At the time, these policies were based on solid theoretical principles and thus earned the widespread support of the economics profession. Objections were not unheard of and could be entertained in polite company, but it was the turn of events that dealt this view a swift and decisive blow. The economy responded to the immense budget deficits and currency inflation of World War II, not with a relapse, but with an explosion. In fact, the recovery was so profound that growth rates in real GNP that were experienced during the first three years of the War have yet to be replicated.
In hindsight, it is easy to account for this egregious and costly error. Many in the profession were opposed resolutely to government intervention--a commitment that stood above practical evidence and common sense. In Galbraith's view, it reflected "a marked achievement--a triumph of dogma over thought." In this case, it was the "march of events." rather than the consensus of scholars that discredited the prevailing doctrine.

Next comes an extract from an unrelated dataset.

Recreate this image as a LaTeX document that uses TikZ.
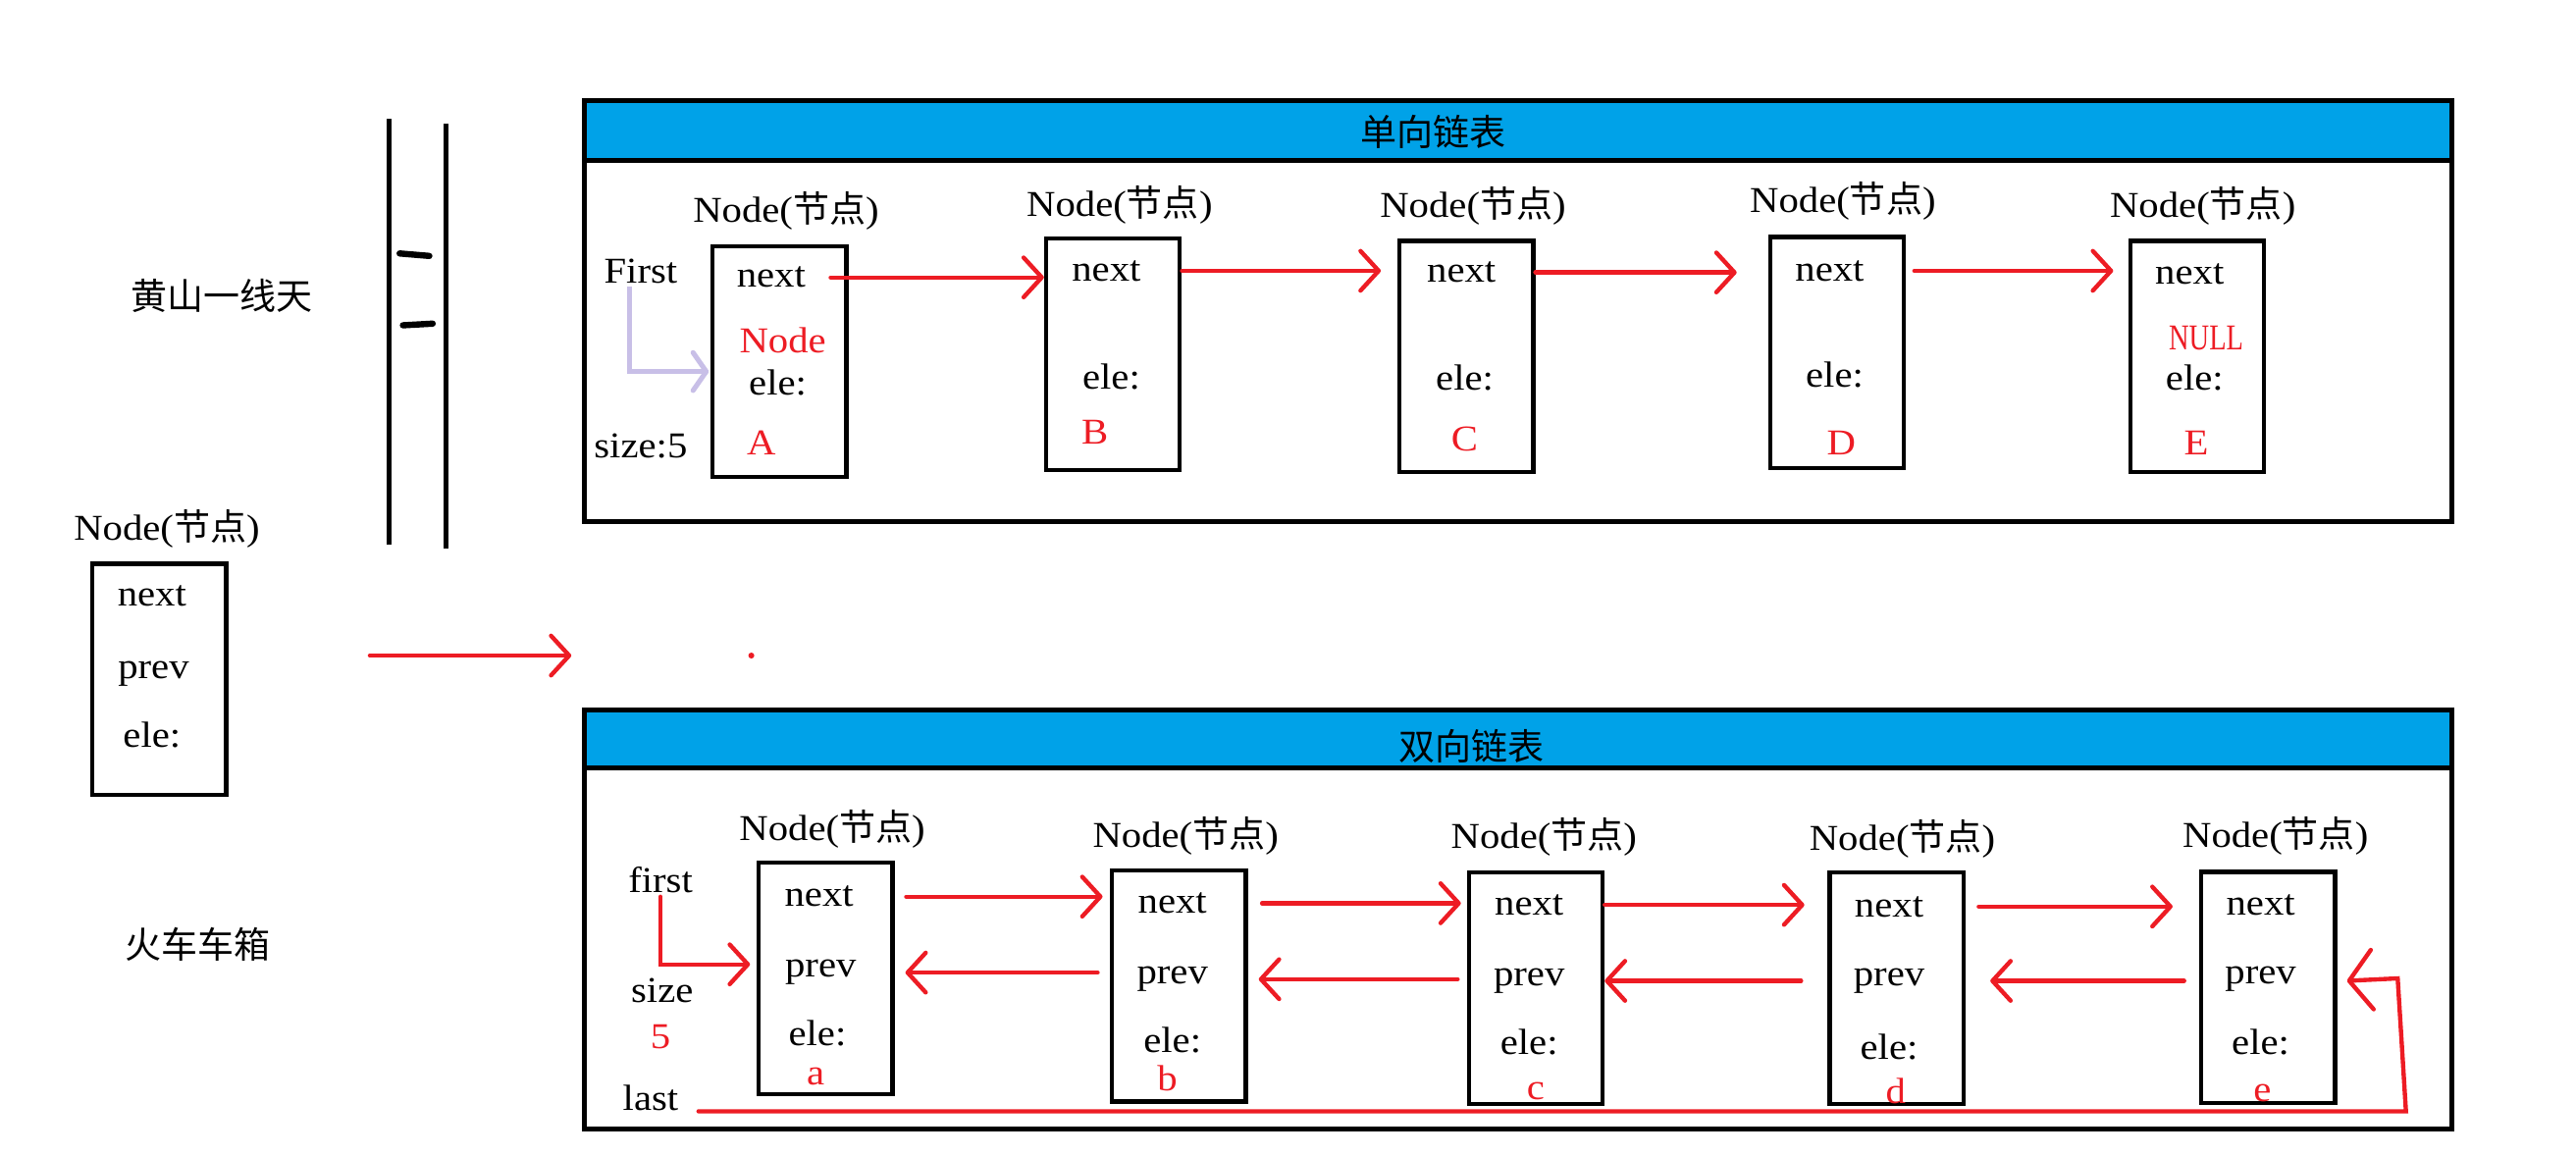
\documentclass[tikz,border=0pt]{standalone}
\usepackage{fontspec}
\setmainfont[FakeStretch=1.1]{Liberation Serif}
\newfontfamily\cjk{Noto Sans CJK SC}
\usepackage{tikz}
\usetikzlibrary{arrows.meta}
\definecolor{pred}{HTML}{ED1C24}
\definecolor{phead}{HTML}{00A2E8}
\definecolor{plav}{HTML}{C8BFE7}
\newcommand{\ndtitle}{Node({\cjk 节点})}
\tikzset{
  cell/.style={draw, line width=2.6pt, minimum width=81pt, minimum height=140pt, inner sep=0pt},
  txt/.style={font=\fontsize{22}{24}\selectfont, inner sep=2pt},
  rtxt/.style={txt, text=pred},
  ptr/.style={draw=pred, line width=2.6pt, line cap=round, -{Straight Barb[length=11pt,width=24pt,round]}},
  bigptr/.style={draw=pred, line width=2.6pt, line cap=round, -{Straight Barb[length=14pt,width=36pt,round]}},
  panel/.style={draw, line width=3pt},
}

\begin{document}
\begin{tikzpicture}[x=1pt,y=1pt]
\useasboundingbox (0,0) rectangle (1560,-700);
% left side
\node[txt] (hs) at (134.5,-179) {\cjk 黄山一线天};
\draw[line width=2.8pt] (235.5,-72) -- (235.5,-330);
\draw[line width=2.8pt] (270,-75) -- (270,-332);
\draw[line width=3.8pt, line cap=round] (242,-153.5) -- (260,-155);
\draw[line width=3.8pt, line cap=round] (244,-197) -- (262,-196);
\node[txt] (tL) at (101,-320) {\ndtitle};
\node[cell] (L) at (96.5,-411.5) {};
\node[txt] (nL) at (92,-361) {next};
\node[txt] (pL) at (93,-408) {prev};
\node[txt] (eL) at (92,-445) {ele:};
\node[txt] (hc) at (120,-572) {\cjk 火车车箱};
\coordinate (la) at (224,-397);
\coordinate (lb) at (346,-397);
\draw[ptr] (la) -- (lb);
\fill[pred] (455,-397) circle (1.8pt);

% single list
\fill[phead] (354,-61) rectangle (1485,-97);
\draw[panel] (354,-61) rectangle (1485,-316);
\draw[panel] (354,-97) -- (1485,-97);
\node[txt] (t1) at (868,-80) {\cjk 单向链表};
\node[txt] (First) at (388,-164) {First};
\node[txt] (sz) at (388,-270) {size:5};

\node[txt] (tA) at (476,-128) {\ndtitle};
\node[cell] (A) at (472,-219) {};
\node[txt] (nA) at (467,-168) {next};
\node[rtxt] (rA) at (474,-206) {Node};
\node[txt] (eA) at (471,-232) {ele:};
\node[rtxt] (vA) at (461,-268) {A};

\node[txt] (tB) at (678,-124) {\ndtitle};
\node[cell] (B) at (674,-214.5) {};
\node[txt] (nB) at (670,-164) {next};
\node[txt] (eB) at (673,-228) {ele:};
\node[rtxt] (vB) at (663,-262) {B};

\node[txt] (tC) at (892,-125) {\ndtitle};
\node[cell] (C) at (888,-216) {};
\node[txt] (nC) at (885,-165) {next};
\node[txt] (eC) at (887,-229) {ele:};
\node[rtxt] (vC) at (887,-266) {C};

\node[txt] (tD) at (1116,-122) {\ndtitle};
\node[cell] (D) at (1112.5,-213.5) {};
\node[txt] (nD) at (1108,-164) {next};
\node[txt] (eD) at (1111,-227) {ele:};
\node[rtxt] (vD) at (1115,-268) {D};

\node[txt] (tE) at (1334,-125) {\ndtitle};
\node[cell] (E) at (1330.5,-216) {};
\node[txt] (nE) at (1326,-166) {next};
\node[rtxt] (rE) at (1336,-205) {\scalebox{0.7}[1]{NULL}};
\node[txt] (eE) at (1329,-229) {ele:};
\node[rtxt] (vE) at (1330,-268) {E};

\draw[draw=plav, line width=3pt, -{Straight Barb[length=8pt,width=23pt,round]}] ([xshift=-7pt]First.south) |- ([xshift=-1pt,yshift=-6pt]A.west);
\draw[ptr, shorten <=13pt] (nA.east) -- (nA.east -| B.west);
\draw[ptr, shorten >=10pt] (nB -| B.east) -- (nB -| C.west);
\draw[ptr, shorten >=19pt] (nC -| C.east) -- (nC -| D.west);
\draw[ptr, shorten <=5pt, shorten >=9pt] (nD -| D.east) -- (nD -| E.west);

% double list
\fill[phead] (354,-430) rectangle (1485,-465);
\draw[panel] (354,-430) rectangle (1485,-684);
\draw[panel] (354,-465) -- (1485,-465);
\node[txt] (t2) at (891,-452) {\cjk 双向链表};
\node[txt] (fst) at (400,-533) {first};
\node[txt] (siz) at (401,-600) {size};
\node[rtxt] (five) at (400,-628) {5};
\node[txt] (last) at (394,-665) {last};

\node[txt] (ta) at (504,-502) {\ndtitle};
\node[cell] (a) at (500,-592.5) {};
\node[txt] (na) at (496,-543) {next};
\node[txt] (pa) at (497,-589) {prev};
\node[txt] (ea) at (495,-626) {ele:};
\node[rtxt] (va) at (494,-652) {a};

\node[txt] (tb) at (718,-506) {\ndtitle};
\node[cell] (b) at (714,-597) {};
\node[txt] (nb) at (710,-547) {next};
\node[txt] (pb) at (710,-593) {prev};
\node[txt] (eb) at (710,-630) {ele:};
\node[rtxt] (vb) at (707,-653) {b};

\node[txt] (tc) at (935,-507) {\ndtitle};
\node[cell] (c) at (930,-598.5) {};
\node[txt] (nc) at (926,-548) {next};
\node[txt] (pc) at (926,-594) {prev};
\node[txt] (ec) at (926,-631) {ele:};
\node[rtxt] (vc) at (930,-661) {c};

\node[txt] (td) at (1152,-508) {\ndtitle};
\node[cell] (d) at (1148.5,-598.5) {};
\node[txt] (nd) at (1144,-549) {next};
\node[txt] (pd) at (1144,-594) {prev};
\node[txt] (ed) at (1144,-634) {ele:};
\node[rtxt] (vd) at (1148,-661) {d};

\node[txt] (te) at (1378,-506) {\ndtitle};
\node[cell] (e) at (1373.5,-598) {};
\node[txt] (ne) at (1369,-548) {next};
\node[txt] (pe) at (1369,-593) {prev};
\node[txt] (ee) at (1369,-631) {ele:};
\node[rtxt] (ve) at (1370,-662) {e};

\draw[ptr] (fst.south) |- ([xshift=-4pt,yshift=8.5pt]a.west);
\draw[ptr, shorten <=7pt, shorten >=4.5pt] (na -| a.east) -- (na -| b.west);
\draw[ptr, shorten <=8.5pt, shorten >=3.5pt] (nb -| b.east) -- (nb -| c.west);
\draw[ptr, shorten >=14pt] (nc -| c.east) -- (nc -| d.west);
\draw[ptr, shorten <=8pt, shorten >=16pt] (nd -| d.east) -- (nd -| e.west);
\draw[ptr, shorten <=7.5pt, shorten >=6.5pt] (pa -| b.west) -- (pa -| a.east);
\draw[ptr, shorten <=5.5pt, shorten >=6.5pt] (pb -| c.west) -- (pb -| b.east);
\draw[ptr, shorten <=16pt] (pc -| d.west) -- (pc -| c.east);
\draw[ptr, shorten <=9pt, shorten >=15pt] (pd -| e.west) -- (pd -| d.east);
\coordinate (lc1) at (1457,-673);
\coordinate (lc2) at (1452,-592.5);
\draw[bigptr, shorten <=10pt] ([yshift=-8pt]last.east) -- (lc1) -- (lc2) -- ([xshift=6pt,yshift=4pt]e.east);
\end{tikzpicture}
\end{document}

If the "march of events," rather than the support of scholars, is to be the basis for evaluating economic theories, then Galbraith undoubtedly ranks among the leading economists of the century. Opponents of government intervention have benefited immensely from using the work of Adam Smith as a symbol of market efficiency. Progressive advocates of an enlightened government would do well to employ John Kenneth Galbraith in a similar fashion. His work serves as a useful symbol, even if his visage has yet to grace a necktie.